Unfortunately, a cap alone will not solve the problem.

“I think it’s probably easy to say, well, the Dodgers have all this money, and so they’re killing everyone with that,” Kyle Gould, head coach of Taylor baseball, said. “I think the challenge is, in Major League Baseball, if you put a salary cap, then you’re basically saying the owners keep more and the players make less and I don’t love that. So I think I actually would probably be more in favor of a salary floor.”

The players’ association would never want to accept a cap; however, the same can be said about the owners’ desire for a floor.

A cap may be a more pressing issue among fans who seek parity, but a salary floor has its own merits.

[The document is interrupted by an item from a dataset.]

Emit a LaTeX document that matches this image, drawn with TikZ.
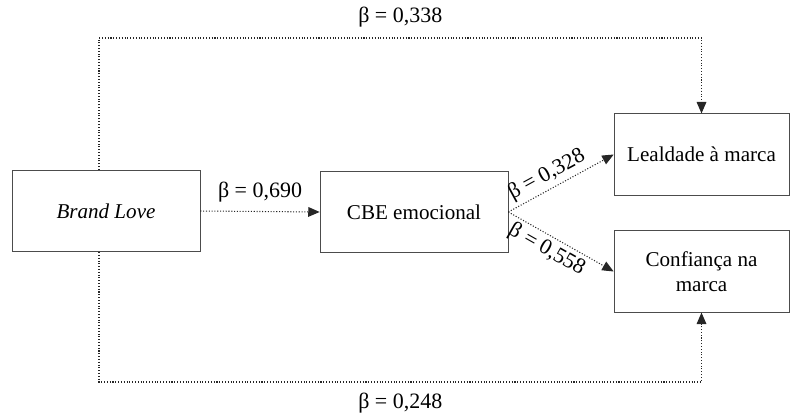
\documentclass[tikz,border=0pt]{standalone}
\usepackage{fontspec}
\setmainfont{Liberation Serif}
\usepackage{tikz}
\usetikzlibrary{calc,arrows.meta}

\tikzset{
  construct/.style={draw=black!70, thin, fill=white, minimum height=1.63cm,
    align=center, font=\fontsize{12}{14}\selectfont},
  link/.style={draw=black!85, densely dotted, semithick},
  tip/.style={-{Triangle[length=6.5pt,width=5.5pt]}},
  coef/.style={font=\fontsize{12.5}{14}\selectfont, inner sep=2pt}
}

\begin{document}
\begin{tikzpicture}[x=0.02cm,y=-0.02cm]

  % frame of the figure
  \useasboundingbox (0,0) rectangle (790,416);

  % the constructs
  \node[construct, minimum width=3.76cm] (brand) at (106,211) {\textit{Brand Love}};
  \node[construct, minimum width=3.76cm] (cbe) at (414,212) {CBE emocional};
  \node[construct, minimum width=3.5cm] (loyal) at (701.5,154.5) {Lealdade à marca};
  \node[construct, minimum width=3.5cm] (trust) at (701.5,271.5) {Confiança na\\marca};

  % corners of the outer paths
  \coordinate (topturn) at (99,38);
  \coordinate (botturn) at (99,382);

  % direct effects round the mediator
  \draw[link,tip] (brand.north -| topturn) -- (topturn) -| node[pos=0.25,above,coef,yshift=4pt] {β = 0,338} (loyal.north);
  \draw[link,tip] (brand.south -| botturn) -- (botturn) -| node[pos=0.25,below,coef,yshift=-4pt] {β = 0,248} (trust.south);

  % path through the mediator
  \draw[link,tip] (brand.east) -- node[above,coef,yshift=3pt] {β = 0,690} (cbe.west);
  \draw[link,tip] (cbe.east) -- node[pos=0.43,sloped,above,coef] {β = 0,328} (loyal.west);
  \draw[link,tip] (cbe.east) -- node[pos=0.43,sloped,below,coef] {β = 0,558} (trust.west);

\end{tikzpicture}
\end{document}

“Having something like a salary floor would be really helpful, especially for those lower teams to be forced to spend more money,” senior Echo staff writer Caleb Joshua Heffron said. “So I would say a salary floor would solve some issues when we talk about a cap.”

A floor would certainly prove effective in certain respects. If a small-market team, like the Pirates, were forced to spend 125 million dollars each year, it would help them remain somewhat competitive with opposing clubs.

MLB can’t stop with just a floor; they need to prevent wealthier teams from pulling too far ahead. 

“The one thing we don’t want to do is look at the Dodgers and say they’re just playing by the rules that we have now,” Heffron said. “Their owner is willing to spend money. We think they’re going to win, so we’re going to make rules that only punish them….There has to be some kind of balance between having a floor. So you have to feel some level of competitiveness from a lower team, but you don’t want to punish teams that are doing well or spending a lot of money.”

One way to do this could be setting a higher hard cap for wealthier teams, while a series of harsh penalties would discourage them from approaching that cap. Simultaneously, a salary floor would ensure small-market teams may compete while paying players their fair share.

“I think one of the biggest things that I might be able to get on board on, if there’s a cap, that there would be a floor,” Jake Wallbaum, Taylor’s sports information assistant said. “If there’s going to be a cap, there has to be a floor.”

While baseball needs a salary cap to prevent teams from pulling too far ahead of the pack, it also needs a floor to force all teams to compete at some level.